Not only does this interview depict the agony of having to watch ones fellow soldiers being slaughtered, but also how it feels to be personally brutalized. The fire had burned my clothes and I was lying there mostly naked with burns all over my body. There was no bleeding or pain, which had to be a blessing at the time, but my left leg was shattered. I knew I was in trouble when I looked at it. I remember thinking, "What a mess it was in". -Corporal Theodore Suroweic

This interview provides another rare first person perspective into what it was like to live through this war as a soldier. Copeland incorporates much of this into his holocaust poetry.

==Critiques==
Author Sandra J. Cropsey on Ashes to the Vistula "Mr. Copeland could have bombarded his readers with one atrocity after another," she wrote, "but instead he carefully controls the story while at the same time giving his readers a glimpse into the misery and inhumanity of the Holocaust enough to remind us that we should never forget history, lest we surely repeat it."

Author Philip Spires on Ashes to the Vistula: "This is one of the strengths of Bill Copeland's book.
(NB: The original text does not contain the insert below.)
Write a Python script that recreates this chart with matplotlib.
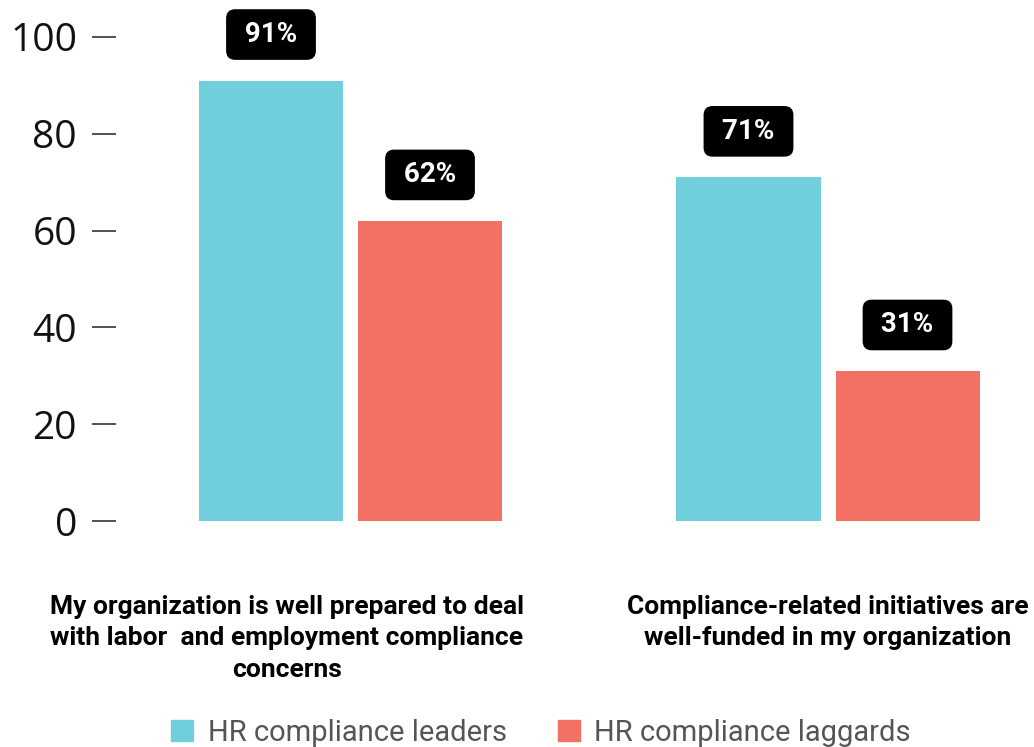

It has an immediacy, a present that it is uncomplicated by received hindsight. On many issues, Bill Copeland leaves the jury out, enabling the reader to empathise with the dilemmas that confronted wartime and immediate post-war experience. This is the book's subtlety. Though it is primarily plot-led, the plot is genuinely surprising, ultimately engaging and, in a few late chapters, both confronts and rounds off several themes that the reader has registered throughout the narrative."